[Recorded data]:
□ □ □

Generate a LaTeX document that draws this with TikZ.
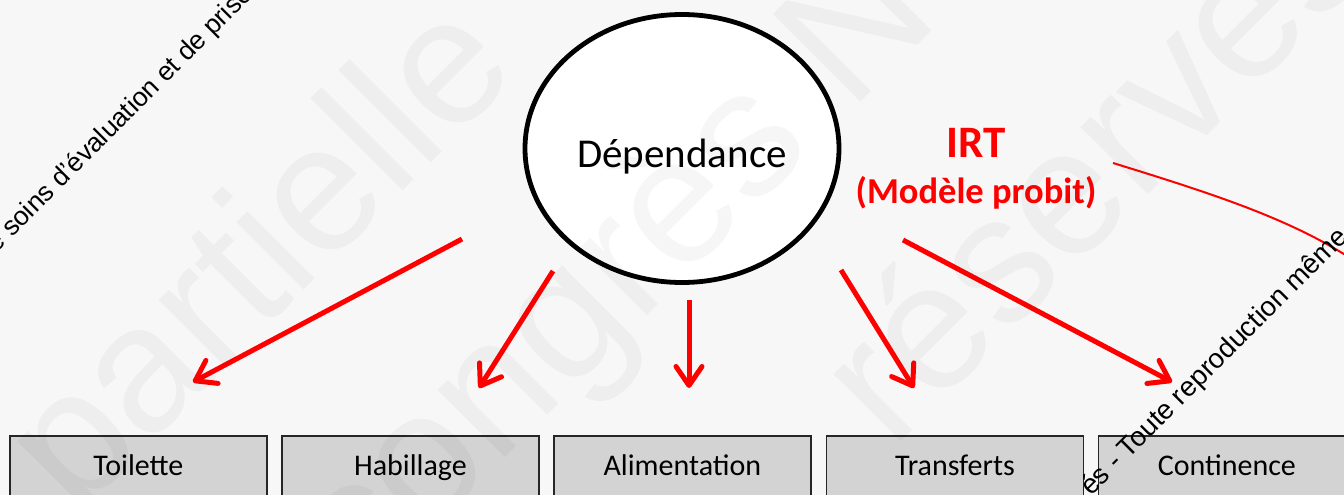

□ □ □

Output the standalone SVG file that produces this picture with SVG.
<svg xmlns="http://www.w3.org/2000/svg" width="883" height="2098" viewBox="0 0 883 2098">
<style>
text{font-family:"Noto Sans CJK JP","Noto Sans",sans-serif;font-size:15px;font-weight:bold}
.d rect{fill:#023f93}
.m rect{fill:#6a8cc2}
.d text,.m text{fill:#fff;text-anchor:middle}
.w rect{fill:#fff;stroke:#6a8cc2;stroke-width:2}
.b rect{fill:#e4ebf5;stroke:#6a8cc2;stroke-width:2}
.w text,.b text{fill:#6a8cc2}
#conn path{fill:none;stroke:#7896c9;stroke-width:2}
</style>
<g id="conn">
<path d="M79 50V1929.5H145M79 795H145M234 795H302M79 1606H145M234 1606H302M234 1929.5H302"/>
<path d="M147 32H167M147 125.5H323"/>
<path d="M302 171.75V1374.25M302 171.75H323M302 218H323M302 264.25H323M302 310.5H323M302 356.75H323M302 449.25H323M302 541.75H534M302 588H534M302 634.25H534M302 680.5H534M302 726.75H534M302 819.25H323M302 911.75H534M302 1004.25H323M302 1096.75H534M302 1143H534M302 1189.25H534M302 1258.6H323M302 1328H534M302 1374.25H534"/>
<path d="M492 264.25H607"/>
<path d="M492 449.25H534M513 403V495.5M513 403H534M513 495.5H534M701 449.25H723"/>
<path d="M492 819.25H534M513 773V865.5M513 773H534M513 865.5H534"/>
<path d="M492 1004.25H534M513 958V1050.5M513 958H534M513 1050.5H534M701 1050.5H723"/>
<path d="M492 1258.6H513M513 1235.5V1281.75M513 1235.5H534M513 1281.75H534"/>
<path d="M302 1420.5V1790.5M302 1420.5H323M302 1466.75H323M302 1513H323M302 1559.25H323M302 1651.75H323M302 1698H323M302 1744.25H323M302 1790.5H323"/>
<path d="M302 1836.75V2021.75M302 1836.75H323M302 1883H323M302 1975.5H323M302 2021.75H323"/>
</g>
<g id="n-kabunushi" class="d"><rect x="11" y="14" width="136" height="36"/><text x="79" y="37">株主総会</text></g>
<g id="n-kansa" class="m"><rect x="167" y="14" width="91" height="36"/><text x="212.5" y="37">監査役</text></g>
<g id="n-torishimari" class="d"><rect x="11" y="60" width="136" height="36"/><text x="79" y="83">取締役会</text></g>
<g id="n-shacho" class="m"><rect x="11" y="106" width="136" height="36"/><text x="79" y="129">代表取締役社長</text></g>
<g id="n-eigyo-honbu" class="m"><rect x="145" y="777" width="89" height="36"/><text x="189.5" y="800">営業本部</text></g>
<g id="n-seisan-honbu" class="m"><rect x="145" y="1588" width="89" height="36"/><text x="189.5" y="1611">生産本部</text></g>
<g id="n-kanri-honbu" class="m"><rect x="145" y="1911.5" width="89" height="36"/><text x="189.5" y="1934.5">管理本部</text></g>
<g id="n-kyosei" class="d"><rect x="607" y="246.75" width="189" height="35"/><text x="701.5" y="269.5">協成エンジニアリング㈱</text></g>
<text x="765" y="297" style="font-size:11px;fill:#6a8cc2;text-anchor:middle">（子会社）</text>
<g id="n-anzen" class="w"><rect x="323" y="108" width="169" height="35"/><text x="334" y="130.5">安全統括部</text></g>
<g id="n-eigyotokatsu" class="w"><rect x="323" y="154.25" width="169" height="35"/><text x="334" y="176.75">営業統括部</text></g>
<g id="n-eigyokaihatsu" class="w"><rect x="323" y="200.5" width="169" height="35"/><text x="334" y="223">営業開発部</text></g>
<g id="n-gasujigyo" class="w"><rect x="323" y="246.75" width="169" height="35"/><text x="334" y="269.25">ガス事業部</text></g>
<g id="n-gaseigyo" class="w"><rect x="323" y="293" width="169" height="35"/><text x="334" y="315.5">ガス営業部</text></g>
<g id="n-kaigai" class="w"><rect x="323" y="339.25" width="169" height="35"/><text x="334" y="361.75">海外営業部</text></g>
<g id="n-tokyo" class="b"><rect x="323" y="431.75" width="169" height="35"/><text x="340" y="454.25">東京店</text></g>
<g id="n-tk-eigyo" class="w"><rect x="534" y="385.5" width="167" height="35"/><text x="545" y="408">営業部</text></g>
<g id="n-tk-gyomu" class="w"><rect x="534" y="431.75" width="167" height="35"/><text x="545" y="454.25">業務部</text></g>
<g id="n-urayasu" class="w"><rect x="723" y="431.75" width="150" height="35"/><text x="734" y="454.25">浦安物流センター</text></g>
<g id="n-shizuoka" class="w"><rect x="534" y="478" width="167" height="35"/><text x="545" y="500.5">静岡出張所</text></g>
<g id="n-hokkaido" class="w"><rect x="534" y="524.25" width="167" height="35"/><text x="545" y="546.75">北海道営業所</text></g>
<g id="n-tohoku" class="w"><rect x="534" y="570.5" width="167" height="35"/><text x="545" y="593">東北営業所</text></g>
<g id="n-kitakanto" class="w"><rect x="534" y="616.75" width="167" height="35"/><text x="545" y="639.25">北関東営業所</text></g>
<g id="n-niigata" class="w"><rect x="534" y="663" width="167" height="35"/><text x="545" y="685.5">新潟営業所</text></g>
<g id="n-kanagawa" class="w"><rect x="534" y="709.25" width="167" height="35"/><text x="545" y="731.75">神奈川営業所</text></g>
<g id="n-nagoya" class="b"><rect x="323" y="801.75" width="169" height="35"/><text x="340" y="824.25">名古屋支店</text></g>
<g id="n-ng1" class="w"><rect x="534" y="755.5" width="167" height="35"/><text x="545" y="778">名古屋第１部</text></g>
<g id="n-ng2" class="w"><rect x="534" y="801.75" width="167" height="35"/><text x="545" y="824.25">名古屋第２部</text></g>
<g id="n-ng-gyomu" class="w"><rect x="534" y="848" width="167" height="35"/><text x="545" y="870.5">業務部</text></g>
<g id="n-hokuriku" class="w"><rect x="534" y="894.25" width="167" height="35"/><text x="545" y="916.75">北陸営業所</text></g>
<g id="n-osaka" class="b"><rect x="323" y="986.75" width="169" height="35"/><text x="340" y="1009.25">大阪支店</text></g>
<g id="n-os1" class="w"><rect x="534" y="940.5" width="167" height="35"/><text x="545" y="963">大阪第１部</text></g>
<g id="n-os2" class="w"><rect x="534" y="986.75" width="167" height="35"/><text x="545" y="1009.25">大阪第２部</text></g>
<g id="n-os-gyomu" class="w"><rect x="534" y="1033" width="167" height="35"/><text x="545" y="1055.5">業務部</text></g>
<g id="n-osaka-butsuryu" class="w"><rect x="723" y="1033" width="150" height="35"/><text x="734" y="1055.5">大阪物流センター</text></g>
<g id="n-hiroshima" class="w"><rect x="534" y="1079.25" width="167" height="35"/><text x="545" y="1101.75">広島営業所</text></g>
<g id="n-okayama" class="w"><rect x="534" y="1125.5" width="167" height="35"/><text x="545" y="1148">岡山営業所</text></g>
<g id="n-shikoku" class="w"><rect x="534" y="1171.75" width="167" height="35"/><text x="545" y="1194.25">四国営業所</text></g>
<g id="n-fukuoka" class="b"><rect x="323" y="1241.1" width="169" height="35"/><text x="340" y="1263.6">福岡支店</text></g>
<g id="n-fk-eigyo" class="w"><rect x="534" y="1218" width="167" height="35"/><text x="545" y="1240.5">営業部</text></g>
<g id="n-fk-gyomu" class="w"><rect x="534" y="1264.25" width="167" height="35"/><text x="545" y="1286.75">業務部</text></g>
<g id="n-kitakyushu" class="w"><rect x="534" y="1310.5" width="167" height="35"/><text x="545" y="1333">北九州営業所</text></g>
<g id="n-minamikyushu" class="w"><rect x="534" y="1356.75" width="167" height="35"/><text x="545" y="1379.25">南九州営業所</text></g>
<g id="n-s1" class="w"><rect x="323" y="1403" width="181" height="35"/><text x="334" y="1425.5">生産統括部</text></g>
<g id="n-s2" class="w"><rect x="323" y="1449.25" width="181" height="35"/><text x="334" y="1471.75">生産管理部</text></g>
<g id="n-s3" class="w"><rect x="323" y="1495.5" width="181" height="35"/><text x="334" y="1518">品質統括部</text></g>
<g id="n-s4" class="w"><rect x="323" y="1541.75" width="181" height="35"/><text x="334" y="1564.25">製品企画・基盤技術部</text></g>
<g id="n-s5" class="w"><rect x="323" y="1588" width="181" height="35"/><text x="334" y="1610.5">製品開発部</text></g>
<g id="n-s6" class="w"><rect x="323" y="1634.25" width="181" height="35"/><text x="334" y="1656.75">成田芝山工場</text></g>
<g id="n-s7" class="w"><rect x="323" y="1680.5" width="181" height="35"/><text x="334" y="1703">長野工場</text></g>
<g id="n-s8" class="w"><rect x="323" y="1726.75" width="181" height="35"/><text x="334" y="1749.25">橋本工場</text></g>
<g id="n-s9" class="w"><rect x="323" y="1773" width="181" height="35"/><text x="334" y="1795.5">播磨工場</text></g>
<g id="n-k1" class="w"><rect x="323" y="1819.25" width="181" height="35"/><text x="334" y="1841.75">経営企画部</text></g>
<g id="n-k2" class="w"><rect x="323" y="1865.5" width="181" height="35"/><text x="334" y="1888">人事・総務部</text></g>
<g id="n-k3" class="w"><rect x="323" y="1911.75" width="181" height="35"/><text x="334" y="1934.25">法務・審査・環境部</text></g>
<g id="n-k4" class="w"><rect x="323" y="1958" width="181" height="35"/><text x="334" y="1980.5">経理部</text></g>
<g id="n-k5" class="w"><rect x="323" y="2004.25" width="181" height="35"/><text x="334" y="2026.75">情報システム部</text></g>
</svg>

□ □ □

[Exercise objective]: Using the entries above, return each line in which the word "this" occurs.

[Result below]:
Generate a LaTeX document that draws this with TikZ.
Output the standalone SVG file that produces this picture with SVG.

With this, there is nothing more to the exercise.